* [ENTRIES SHOWN]:
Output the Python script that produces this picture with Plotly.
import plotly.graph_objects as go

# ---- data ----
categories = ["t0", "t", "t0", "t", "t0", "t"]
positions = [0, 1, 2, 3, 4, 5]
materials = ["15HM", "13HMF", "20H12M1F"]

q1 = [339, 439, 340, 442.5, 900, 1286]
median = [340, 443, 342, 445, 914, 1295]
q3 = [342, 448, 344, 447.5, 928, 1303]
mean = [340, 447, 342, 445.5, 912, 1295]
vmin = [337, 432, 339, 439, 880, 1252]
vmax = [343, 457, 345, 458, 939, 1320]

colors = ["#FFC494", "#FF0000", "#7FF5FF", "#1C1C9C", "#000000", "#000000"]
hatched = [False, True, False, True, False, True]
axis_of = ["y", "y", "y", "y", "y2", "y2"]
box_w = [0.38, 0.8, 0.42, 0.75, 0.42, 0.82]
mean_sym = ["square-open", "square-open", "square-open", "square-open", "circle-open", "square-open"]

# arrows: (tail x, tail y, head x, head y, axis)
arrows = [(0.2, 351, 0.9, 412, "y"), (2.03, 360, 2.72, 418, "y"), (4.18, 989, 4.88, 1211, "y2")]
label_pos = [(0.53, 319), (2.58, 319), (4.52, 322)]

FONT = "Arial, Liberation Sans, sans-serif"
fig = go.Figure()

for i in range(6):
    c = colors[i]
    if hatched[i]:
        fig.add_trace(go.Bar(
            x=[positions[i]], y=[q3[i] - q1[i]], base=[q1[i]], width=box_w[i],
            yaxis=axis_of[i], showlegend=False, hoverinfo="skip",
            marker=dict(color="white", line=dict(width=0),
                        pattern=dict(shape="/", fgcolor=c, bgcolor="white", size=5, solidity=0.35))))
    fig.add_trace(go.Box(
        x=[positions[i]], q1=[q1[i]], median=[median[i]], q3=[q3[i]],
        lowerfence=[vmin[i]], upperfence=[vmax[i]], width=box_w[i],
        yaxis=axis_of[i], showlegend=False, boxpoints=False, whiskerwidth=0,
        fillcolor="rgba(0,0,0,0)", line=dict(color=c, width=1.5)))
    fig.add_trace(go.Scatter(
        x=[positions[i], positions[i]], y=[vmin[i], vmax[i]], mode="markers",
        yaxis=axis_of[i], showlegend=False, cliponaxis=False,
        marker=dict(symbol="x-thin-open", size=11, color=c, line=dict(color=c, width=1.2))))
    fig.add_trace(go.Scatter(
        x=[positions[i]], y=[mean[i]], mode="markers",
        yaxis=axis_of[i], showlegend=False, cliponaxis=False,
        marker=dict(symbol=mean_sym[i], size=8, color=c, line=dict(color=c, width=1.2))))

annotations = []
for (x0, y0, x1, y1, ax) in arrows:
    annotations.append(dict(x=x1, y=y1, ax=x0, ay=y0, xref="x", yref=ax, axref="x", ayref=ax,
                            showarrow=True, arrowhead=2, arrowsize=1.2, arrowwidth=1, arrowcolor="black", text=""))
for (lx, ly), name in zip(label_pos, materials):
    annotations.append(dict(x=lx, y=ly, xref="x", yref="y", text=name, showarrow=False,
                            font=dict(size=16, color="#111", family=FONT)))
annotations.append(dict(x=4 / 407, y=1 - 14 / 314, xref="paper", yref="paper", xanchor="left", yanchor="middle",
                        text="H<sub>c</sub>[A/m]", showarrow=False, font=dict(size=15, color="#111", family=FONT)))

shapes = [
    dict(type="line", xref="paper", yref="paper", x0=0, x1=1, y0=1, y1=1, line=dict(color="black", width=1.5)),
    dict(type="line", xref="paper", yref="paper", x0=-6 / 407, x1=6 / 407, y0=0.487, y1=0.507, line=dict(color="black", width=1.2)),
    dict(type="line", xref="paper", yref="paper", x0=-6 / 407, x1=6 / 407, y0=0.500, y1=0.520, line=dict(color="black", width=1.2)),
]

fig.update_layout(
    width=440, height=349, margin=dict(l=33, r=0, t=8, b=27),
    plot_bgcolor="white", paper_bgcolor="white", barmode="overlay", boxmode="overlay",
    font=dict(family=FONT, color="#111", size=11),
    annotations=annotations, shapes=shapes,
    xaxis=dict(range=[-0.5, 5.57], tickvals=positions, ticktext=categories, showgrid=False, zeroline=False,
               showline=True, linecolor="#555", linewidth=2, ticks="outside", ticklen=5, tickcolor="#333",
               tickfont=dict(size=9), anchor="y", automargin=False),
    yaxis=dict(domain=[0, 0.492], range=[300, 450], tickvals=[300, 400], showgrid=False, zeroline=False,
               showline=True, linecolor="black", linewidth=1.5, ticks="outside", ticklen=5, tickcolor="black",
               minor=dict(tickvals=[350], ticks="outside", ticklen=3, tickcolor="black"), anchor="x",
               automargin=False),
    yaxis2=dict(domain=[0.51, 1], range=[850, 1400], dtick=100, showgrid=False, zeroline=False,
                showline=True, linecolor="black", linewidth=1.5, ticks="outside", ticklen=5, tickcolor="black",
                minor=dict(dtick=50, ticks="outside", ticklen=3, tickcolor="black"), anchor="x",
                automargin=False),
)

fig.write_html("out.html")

==

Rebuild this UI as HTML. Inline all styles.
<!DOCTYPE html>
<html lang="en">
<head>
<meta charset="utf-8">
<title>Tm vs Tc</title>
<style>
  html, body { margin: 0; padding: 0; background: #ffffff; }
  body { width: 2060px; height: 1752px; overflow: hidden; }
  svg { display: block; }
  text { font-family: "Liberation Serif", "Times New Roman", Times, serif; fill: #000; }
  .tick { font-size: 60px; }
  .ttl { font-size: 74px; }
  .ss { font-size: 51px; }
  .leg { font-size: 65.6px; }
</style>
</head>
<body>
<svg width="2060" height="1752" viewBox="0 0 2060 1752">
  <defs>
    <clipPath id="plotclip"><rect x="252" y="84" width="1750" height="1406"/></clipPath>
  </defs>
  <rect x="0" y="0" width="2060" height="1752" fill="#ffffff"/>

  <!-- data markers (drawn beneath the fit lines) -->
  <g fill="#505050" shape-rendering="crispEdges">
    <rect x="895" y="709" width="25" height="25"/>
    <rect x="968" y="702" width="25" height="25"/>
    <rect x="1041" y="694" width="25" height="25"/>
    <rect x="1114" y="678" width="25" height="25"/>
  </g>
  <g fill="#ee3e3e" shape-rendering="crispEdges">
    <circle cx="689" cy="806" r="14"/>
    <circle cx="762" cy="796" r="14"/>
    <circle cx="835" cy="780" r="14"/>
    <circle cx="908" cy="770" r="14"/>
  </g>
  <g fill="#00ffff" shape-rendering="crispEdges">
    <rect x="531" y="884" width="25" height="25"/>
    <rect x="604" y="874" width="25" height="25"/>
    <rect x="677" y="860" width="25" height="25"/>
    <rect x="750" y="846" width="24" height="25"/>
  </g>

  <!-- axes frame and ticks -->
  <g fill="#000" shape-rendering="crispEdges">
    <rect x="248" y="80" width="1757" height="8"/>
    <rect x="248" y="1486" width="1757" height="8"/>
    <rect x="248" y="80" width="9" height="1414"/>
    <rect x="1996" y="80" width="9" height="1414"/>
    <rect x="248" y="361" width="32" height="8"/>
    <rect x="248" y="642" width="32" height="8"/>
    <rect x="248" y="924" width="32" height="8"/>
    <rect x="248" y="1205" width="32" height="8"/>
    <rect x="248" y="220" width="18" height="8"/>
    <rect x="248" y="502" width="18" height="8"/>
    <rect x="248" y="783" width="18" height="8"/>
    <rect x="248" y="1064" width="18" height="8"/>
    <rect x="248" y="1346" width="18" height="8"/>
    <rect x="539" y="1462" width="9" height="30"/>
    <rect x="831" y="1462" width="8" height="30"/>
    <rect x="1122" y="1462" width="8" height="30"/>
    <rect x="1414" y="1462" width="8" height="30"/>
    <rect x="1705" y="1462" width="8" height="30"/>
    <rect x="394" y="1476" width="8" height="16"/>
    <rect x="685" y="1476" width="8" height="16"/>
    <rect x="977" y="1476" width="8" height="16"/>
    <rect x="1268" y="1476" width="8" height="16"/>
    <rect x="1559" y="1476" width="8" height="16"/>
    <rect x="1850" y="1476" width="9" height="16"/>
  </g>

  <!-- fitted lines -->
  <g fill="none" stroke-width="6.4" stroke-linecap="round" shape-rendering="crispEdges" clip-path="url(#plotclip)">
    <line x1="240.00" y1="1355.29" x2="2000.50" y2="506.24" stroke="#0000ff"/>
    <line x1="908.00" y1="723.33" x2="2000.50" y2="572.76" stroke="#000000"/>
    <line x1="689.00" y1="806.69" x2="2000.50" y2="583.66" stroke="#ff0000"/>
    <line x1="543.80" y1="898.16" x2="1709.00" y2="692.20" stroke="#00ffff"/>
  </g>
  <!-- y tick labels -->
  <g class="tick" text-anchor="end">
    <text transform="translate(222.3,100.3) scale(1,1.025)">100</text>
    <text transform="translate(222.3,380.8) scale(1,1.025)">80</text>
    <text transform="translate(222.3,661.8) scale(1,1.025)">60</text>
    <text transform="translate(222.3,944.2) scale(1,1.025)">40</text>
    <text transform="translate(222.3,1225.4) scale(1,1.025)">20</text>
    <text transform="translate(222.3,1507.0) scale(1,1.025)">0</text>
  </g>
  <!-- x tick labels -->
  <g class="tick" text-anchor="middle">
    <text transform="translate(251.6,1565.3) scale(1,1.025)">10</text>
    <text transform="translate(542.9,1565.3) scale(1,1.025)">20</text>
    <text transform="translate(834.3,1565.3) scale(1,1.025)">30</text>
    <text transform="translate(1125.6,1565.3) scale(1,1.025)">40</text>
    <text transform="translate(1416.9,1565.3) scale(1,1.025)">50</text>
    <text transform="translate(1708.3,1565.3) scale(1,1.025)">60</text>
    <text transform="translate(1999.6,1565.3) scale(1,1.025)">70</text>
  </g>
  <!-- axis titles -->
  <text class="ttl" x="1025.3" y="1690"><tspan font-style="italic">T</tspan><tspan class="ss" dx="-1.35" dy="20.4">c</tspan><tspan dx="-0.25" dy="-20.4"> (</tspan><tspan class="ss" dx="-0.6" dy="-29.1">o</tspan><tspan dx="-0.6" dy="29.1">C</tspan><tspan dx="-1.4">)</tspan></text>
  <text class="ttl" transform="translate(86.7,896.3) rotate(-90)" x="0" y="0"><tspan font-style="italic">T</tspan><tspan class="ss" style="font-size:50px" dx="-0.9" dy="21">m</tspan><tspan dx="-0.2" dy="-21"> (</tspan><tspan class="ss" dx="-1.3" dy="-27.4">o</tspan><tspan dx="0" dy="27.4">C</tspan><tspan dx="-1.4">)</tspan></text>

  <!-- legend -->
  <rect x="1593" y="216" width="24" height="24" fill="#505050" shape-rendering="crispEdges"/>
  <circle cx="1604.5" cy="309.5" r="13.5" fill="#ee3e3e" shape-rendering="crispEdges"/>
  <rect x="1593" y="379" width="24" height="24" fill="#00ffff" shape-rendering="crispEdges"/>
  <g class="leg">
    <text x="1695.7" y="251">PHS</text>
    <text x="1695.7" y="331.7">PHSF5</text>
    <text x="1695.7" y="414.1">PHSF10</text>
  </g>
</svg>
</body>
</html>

* [INSTRUCTION]: Locate all lines in the listing above with the word "this" and copy them.

* [FULL OUTPUT]:
Output the Python script that produces this picture with Plotly.
Rebuild this UI as HTML. Inline all styles.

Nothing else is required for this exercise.